--- START ---

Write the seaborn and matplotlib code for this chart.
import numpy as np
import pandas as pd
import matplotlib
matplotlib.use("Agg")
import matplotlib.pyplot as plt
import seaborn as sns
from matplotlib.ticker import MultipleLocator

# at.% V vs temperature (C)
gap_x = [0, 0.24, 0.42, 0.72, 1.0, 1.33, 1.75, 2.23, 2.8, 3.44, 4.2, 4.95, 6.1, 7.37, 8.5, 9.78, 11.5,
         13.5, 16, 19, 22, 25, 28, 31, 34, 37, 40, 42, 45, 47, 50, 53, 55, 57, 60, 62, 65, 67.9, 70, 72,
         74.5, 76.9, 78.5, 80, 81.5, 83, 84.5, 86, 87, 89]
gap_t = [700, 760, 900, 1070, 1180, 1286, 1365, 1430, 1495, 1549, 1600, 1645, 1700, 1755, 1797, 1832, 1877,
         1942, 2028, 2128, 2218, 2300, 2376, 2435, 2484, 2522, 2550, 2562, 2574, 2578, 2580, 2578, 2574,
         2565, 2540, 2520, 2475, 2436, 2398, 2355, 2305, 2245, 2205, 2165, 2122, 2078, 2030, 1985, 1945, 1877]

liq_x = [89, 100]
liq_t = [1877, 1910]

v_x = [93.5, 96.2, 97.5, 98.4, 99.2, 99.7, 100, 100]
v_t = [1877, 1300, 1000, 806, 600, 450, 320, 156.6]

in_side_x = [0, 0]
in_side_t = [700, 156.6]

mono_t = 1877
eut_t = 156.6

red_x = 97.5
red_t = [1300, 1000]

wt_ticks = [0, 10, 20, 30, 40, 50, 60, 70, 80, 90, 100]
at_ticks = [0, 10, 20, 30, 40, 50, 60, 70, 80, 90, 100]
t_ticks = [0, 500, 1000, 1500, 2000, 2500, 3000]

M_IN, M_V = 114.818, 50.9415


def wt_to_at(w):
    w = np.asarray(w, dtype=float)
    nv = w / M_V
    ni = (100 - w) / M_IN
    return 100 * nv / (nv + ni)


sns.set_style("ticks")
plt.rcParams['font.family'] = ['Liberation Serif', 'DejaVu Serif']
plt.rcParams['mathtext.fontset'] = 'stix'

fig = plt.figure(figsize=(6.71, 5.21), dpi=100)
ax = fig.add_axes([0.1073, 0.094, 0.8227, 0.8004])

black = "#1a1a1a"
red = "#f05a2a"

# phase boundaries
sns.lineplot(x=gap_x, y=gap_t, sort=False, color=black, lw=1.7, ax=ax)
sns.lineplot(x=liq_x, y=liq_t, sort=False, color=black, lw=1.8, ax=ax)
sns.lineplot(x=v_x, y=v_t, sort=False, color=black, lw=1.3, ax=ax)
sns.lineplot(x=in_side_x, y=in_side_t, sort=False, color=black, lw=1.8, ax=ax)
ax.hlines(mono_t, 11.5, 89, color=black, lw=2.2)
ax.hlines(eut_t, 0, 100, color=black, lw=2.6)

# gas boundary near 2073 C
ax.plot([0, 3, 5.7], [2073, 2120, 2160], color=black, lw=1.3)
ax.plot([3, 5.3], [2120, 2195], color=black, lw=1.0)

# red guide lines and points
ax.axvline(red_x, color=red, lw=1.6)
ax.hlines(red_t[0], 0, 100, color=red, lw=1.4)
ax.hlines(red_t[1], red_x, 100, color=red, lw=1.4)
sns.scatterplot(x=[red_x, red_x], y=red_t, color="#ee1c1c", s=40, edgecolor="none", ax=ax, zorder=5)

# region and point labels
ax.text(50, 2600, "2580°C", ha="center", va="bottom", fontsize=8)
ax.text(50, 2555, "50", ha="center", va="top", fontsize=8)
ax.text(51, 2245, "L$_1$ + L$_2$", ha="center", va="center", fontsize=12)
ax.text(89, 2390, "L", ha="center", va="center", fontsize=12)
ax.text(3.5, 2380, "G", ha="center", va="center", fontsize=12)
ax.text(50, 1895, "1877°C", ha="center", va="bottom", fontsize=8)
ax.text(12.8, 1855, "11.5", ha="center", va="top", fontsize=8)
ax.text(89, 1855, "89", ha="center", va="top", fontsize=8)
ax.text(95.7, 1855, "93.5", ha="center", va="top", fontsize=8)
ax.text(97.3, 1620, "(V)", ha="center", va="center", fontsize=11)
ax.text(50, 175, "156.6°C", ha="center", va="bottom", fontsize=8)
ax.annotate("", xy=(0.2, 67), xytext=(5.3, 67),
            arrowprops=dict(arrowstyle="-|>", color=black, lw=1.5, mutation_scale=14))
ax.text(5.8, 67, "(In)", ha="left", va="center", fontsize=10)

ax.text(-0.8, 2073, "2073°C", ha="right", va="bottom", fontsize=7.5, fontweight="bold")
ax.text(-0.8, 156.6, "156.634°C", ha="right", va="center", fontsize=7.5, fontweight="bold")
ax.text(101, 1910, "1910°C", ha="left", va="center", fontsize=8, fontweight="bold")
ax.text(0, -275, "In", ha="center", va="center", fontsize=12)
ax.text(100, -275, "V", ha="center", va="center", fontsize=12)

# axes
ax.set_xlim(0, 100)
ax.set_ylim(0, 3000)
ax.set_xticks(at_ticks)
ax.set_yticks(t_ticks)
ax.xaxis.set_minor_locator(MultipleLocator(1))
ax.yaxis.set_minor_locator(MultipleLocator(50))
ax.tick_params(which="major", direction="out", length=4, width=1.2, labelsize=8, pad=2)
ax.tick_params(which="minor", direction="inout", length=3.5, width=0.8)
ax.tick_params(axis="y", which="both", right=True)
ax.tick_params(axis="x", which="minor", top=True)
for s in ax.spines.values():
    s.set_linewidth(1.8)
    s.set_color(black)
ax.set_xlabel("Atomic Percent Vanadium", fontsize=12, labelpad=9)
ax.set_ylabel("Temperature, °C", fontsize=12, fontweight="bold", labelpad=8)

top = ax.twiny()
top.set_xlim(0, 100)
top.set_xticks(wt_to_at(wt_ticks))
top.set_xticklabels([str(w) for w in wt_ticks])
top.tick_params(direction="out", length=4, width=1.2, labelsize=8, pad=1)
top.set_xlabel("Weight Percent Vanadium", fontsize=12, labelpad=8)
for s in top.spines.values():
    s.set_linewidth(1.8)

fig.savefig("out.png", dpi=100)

--- END ---
--- START ---

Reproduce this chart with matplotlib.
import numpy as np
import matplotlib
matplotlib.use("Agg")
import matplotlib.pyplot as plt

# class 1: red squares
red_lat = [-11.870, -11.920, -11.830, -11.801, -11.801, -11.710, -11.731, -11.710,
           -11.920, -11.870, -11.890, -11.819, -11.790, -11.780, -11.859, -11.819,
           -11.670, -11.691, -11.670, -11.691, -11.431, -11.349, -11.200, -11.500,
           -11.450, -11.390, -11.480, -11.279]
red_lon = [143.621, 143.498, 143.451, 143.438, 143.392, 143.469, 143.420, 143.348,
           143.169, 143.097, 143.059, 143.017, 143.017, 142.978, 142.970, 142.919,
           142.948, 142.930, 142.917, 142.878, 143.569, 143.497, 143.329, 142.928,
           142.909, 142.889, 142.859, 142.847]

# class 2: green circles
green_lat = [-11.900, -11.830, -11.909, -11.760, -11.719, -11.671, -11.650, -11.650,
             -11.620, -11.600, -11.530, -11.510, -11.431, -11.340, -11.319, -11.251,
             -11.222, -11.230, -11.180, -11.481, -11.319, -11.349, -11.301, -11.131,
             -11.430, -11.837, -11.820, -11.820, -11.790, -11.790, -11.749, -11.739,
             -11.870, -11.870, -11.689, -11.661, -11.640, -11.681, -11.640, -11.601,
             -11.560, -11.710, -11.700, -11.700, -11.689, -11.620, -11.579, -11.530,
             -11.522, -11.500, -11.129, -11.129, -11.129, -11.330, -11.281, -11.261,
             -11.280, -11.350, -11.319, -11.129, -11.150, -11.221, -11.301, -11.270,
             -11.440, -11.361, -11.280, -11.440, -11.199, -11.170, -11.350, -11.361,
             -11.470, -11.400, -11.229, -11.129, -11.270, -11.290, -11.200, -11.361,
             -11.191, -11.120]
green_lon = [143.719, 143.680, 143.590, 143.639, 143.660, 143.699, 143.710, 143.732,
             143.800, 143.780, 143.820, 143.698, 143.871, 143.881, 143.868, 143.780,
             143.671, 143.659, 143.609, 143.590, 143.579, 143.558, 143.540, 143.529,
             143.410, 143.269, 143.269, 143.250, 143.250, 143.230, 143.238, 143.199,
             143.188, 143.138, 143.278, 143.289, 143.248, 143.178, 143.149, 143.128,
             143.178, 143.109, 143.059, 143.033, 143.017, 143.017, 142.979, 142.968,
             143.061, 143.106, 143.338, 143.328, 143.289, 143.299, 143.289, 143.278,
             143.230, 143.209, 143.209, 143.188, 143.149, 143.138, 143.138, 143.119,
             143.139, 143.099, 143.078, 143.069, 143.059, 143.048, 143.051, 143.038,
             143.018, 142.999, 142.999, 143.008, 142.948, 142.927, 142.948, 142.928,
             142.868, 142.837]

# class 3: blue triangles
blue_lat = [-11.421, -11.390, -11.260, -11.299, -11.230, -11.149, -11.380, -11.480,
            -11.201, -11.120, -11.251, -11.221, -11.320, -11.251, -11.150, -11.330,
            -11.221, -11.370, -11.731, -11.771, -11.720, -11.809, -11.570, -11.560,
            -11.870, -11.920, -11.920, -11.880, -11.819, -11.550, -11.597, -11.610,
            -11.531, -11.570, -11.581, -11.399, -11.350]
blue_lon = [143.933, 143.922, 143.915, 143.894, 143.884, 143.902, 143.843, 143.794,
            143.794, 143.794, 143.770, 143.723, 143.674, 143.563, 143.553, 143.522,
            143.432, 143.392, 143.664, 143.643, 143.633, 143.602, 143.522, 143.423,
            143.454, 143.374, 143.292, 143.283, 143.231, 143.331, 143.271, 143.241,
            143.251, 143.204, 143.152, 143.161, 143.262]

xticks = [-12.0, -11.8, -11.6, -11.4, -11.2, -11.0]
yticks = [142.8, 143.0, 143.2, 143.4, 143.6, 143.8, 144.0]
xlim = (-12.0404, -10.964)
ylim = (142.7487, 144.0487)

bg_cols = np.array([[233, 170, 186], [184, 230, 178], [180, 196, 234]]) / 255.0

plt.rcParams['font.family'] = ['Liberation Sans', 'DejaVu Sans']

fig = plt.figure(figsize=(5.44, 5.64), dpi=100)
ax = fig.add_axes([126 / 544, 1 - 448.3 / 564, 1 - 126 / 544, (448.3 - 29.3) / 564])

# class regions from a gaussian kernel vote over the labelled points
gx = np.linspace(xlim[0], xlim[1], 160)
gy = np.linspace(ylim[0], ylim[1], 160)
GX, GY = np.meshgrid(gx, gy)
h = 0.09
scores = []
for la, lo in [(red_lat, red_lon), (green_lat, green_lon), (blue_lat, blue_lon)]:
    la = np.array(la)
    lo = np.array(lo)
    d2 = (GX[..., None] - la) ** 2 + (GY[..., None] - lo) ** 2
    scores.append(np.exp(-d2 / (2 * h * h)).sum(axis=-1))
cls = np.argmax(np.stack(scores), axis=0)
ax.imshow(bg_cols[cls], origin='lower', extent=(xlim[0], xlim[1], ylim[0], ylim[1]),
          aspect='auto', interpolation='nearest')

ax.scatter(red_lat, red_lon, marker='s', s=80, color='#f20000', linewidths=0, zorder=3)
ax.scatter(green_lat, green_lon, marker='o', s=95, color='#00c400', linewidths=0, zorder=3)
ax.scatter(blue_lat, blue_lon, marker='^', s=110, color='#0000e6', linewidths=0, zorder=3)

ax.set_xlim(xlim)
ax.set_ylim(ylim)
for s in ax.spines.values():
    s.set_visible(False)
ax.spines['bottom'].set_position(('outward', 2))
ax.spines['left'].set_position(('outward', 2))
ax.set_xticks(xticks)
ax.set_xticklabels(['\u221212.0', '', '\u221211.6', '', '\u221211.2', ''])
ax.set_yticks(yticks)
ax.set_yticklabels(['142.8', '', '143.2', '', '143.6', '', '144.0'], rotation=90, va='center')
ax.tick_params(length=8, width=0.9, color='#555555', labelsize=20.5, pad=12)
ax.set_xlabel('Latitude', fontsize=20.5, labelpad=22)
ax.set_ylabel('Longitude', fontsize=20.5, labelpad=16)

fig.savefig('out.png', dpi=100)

--- END ---

- _Short exercise_: Return the exact lines from the line with "Write the seaborn" to the line with "from matplotlib.ticker import MultipleLocator", inclusive of both, with nothing added.

- _The completed task_:
Write the seaborn and matplotlib code for this chart.
import numpy as np
import pandas as pd
import matplotlib
matplotlib.use("Agg")
import matplotlib.pyplot as plt
import seaborn as sns
from matplotlib.ticker import MultipleLocator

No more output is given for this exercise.